When Bubba Gump Shrimp Co. goes trawling, tiny sea creatures aren’t the only catch. The San Clemente, California-based company is also trying to haul in the best workforce possible—one that’s competent, highly motivated and fiercely loyal.

    Themed after the 1994 Tom Hanks film “Forrest Gump,” the restaurant franchise is reshaping perceptions of the restaurant industry, which for decades paid little attention to high turnover and even less to career development. From a single restaurant on Cannery Row in Monterey, California, in 1996, Bubba Gump Shrimp has grown into a chain of 25 restaurants globally, including 18 in the United States. Many are in tourist hot spots, including Honolulu; Breckenridge, Colorado; Daytona Beach and Orlando, Florida; Gatlinburg, Tennessee; and midtown Manhattan.


Since formally establishing its training and development department in 2001, turnover in the managerial ranks has been reduced by half, from 16 percent down to 8 percent. In addition, most of its approximately 200 store managers have been promoted from within.


Retention of managers shows up in hard dollars. Having well-trained managers who stick around saves a Bubba Gump restaurant about $600,000 in recruiting costs, or about 10 percent of its estimated annual sales of $6 million, says Steve Moreau, who launched the initiatives when he was director of training and development. Moreau took over as the company’s communications director in 2006.


In addition, Moreau says year-over-year increases in same-store sales, as well as a higher concentration of sales per square foot—two key metrics used by restaurants and other retailers—are the direct result of more intensified training efforts.


In an industry that has a tough time luring new recruits—much less persuading them to pursue food service as a career—Bubba Gump Shrimp is setting standards for innovative training. It was one of five food service chains in 2005 to win a Spirit Award from the National Restaurant Association Educational Foundation, given to restaurants that demonstrate industry-leading practices in hiring, training and retaining employees.


“People are our greatest asset simply because they are the [main] point of contact with our guests. Failure to invest the training and development of those people would be a failure to grow our business,” Moreau says.


Trawling for talent
   Employee training at Bubba Gump Shrimp is closely integrated with such functions as recruitment and hiring. Candidates are assessed during behavioral-based interviews that focus on personality and aptitude. Emphasis on related job experience often is secondary to a person’s attitude, Moreau says, which makes it easier to train someone after they are hired.


“Rarely do we ask about an individual’s experience level. We are most interested in who are they in terms of their attitudes and behaviors,” Moreau says.


He adds: “We can train people to be effective servers, cooks, bartenders, whatever. But we can’t train them to be kind, thoughtful of each other, and [to] interact well with colleagues and guests.”

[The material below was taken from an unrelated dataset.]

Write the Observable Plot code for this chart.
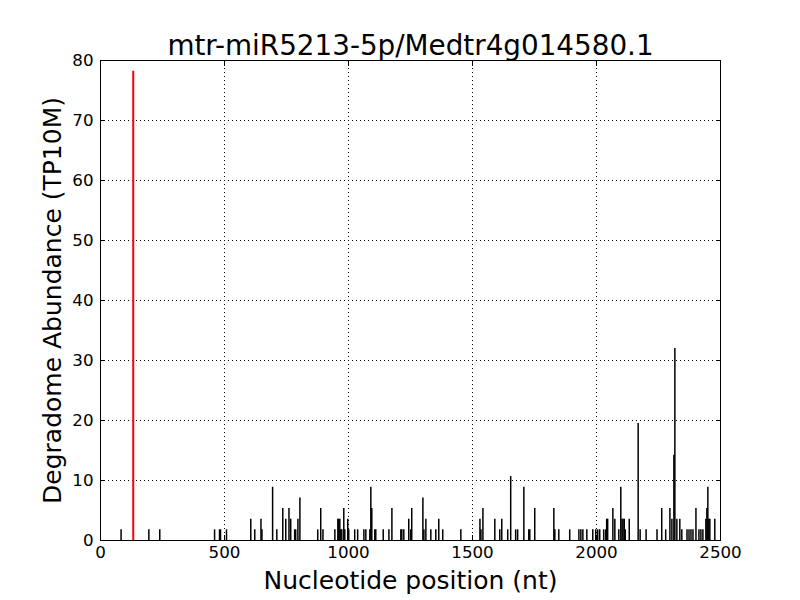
<!DOCTYPE html>
<html><head><meta charset="utf-8">
<script src="https://cdn.jsdelivr.net/npm/d3@7"></script>
<script src="https://cdn.jsdelivr.net/npm/@observablehq/plot@0.6"></script>
<style>body{margin:0;background:#fff;} svg{display:block;}</style>
</head><body><div id="chart"></div>
<script>
const title = "mtr-miR5213-5p/Medtr4g014580.1";
const xLabel = "Nucleotide position (nt)";
const yLabel = "Degradome Abundance (TP10M)";
const xTicks = [0, 500, 1000, 1500, 2000, 2500];
const yTicks = [0, 10, 20, 30, 40, 50, 60, 70, 80];

const positions = [83,195,239,460,480,484,508,606,622,647,651,694,711,735,747,760,767,783,787,796,804,
876,888,897,945,957,961,965,969,973,981,985,997,1001,1025,1037,1062,1070,1086,1090,1094,1106,1110,1140,
1163,1175,1211,1215,1223,1243,1251,1255,1300,1304,1312,1332,1352,1364,1380,1453,1530,1534,1542,1590,
1610,1618,1642,1654,1674,1682,1707,1727,1731,1751,1828,1832,1848,1892,1929,1937,1945,1961,1985,1997,
2005,2013,2029,2037,2041,2045,2066,2074,2090,2098,2103,2107,2112,2116,2132,2168,2176,2200,2244,2263,
2279,2296,2304,2312,2316,2324,2336,2344,2365,2373,2381,2389,2401,2413,2421,2429,2441,2445,2449,2453,2457,2477];
const abundances = [1.78,1.78,1.78,1.78,1.78,1.78,1.78,3.55,1.78,3.55,1.78,8.88,1.78,5.33,3.55,5.33,3.55,1.78,1.78,3.55,7.1,
1.78,5.33,1.78,1.78,3.55,3.55,3.55,1.78,1.78,5.33,1.78,3.55,1.78,1.78,1.78,1.78,1.78,1.78,8.88,5.33,1.78,1.78,1.78,
1.78,5.33,1.78,1.78,1.78,3.55,1.78,5.33,7.1,1.78,3.55,1.78,1.78,3.55,1.78,1.78,3.55,1.78,5.33,3.55,
1.78,3.55,1.78,10.66,1.78,1.78,8.88,1.78,1.78,5.33,5.33,1.78,1.78,1.78,1.78,1.78,1.78,1.78,1.78,1.78,
1.78,1.78,1.78,1.78,3.55,3.55,5.33,3.55,1.78,8.88,3.55,3.55,3.55,1.78,3.55,19.5,1.78,1.78,1.78,5.33,
1.78,5.33,3.55,14.2,32.0,3.55,3.55,1.78,1.78,1.78,1.78,1.78,5.33,1.78,1.78,1.78,3.55,5.33,8.88,3.55,3.55,3.55];
const cleavePositions = [132];
const cleaveAbundances = [78.2];

const spikes = positions.map((p, i) => ({p, a: abundances[i]}));
const cleave = cleavePositions.map((p, i) => ({p, a: cleaveAbundances[i]}));

const font = "DejaVu Sans";
const chart = Plot.plot({
  width: 800, height: 600,
  marginLeft: 100, marginRight: 80, marginTop: 60, marginBottom: 60,
  style: {fontFamily: font, background: "white", color: "black"},
  x: {domain: [0, 2500]},
  y: {domain: [0, 80]},
  marks: [
    Plot.gridX(xTicks, {stroke: "black", strokeOpacity: 1, strokeDasharray: "1,3", strokeWidth: 1}),
    Plot.gridY(yTicks, {stroke: "black", strokeOpacity: 1, strokeDasharray: "1,3", strokeWidth: 1}),
    Plot.ruleX(spikes, {x: "p", y1: 0, y2: "a", stroke: "black", strokeWidth: 1.5}),
    Plot.ruleX(cleave, {x: "p", y1: 0, y2: "a", stroke: "red", strokeWidth: 2}),
    Plot.frame({stroke: "black", strokeWidth: 1}),
    Plot.axisX(xTicks, {anchor: "bottom", tickSize: -5, tickPadding: 11, fontSize: 16.7, tickFormat: "d", label: null}),
    Plot.axisX(xTicks, {anchor: "top", tickSize: -5, tickFormat: () => "", label: null}),
    Plot.axisY(yTicks, {anchor: "left", tickSize: -5, tickPadding: 12, fontSize: 16.7, tickFormat: "d", label: null}),
    Plot.axisY(yTicks, {anchor: "right", tickSize: -5, tickFormat: () => "", label: null}),
    Plot.text([title], {frameAnchor: "top", lineAnchor: "bottom", dy: -6, fontSize: 27.8, fill: "black"}),
    Plot.text([xLabel], {frameAnchor: "bottom", lineAnchor: "top", dy: 31, fontSize: 25, fill: "black"}),
    Plot.text([yLabel], {frameAnchor: "left", rotate: -90, textAnchor: "middle", dx: -48, fontSize: 25, fill: "black"})
  ]
});
document.getElementById("chart").append(chart);
</script></body></html>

The approach of hiring for attitude enables Bubba Gump Shrimp to begin grooming potential leaders from the first day on the job, using a combination of job shadowing, classroom work and relevant skills training.


“The goal isn’t to have people complete training in a set number of days,” Moreau says. “The goal is to train them so they’re prepared” to do the job confidently


Bubba Gump Shrimp illustrates how attitudes toward employee training are shifting within the restaurant industry. For years, restaurants were content to tolerate high staff turnover as a way to keep payroll costs low. It is a practice that experts say is slowly dying out, as large dining chains recognize the value of staff continuity brought about by career development.


“If you’re spending lots of money to find good people, it makes good sense to invest in their development,” says Teresa Siriani, president of People Report, a Dallas organization that tracks human resources trends in the food services sector.
Siriani’s organization notes that two-thirds of casual-dining restaurants plan to launch new training programs in 2007, with one in three fast-food chains doing so.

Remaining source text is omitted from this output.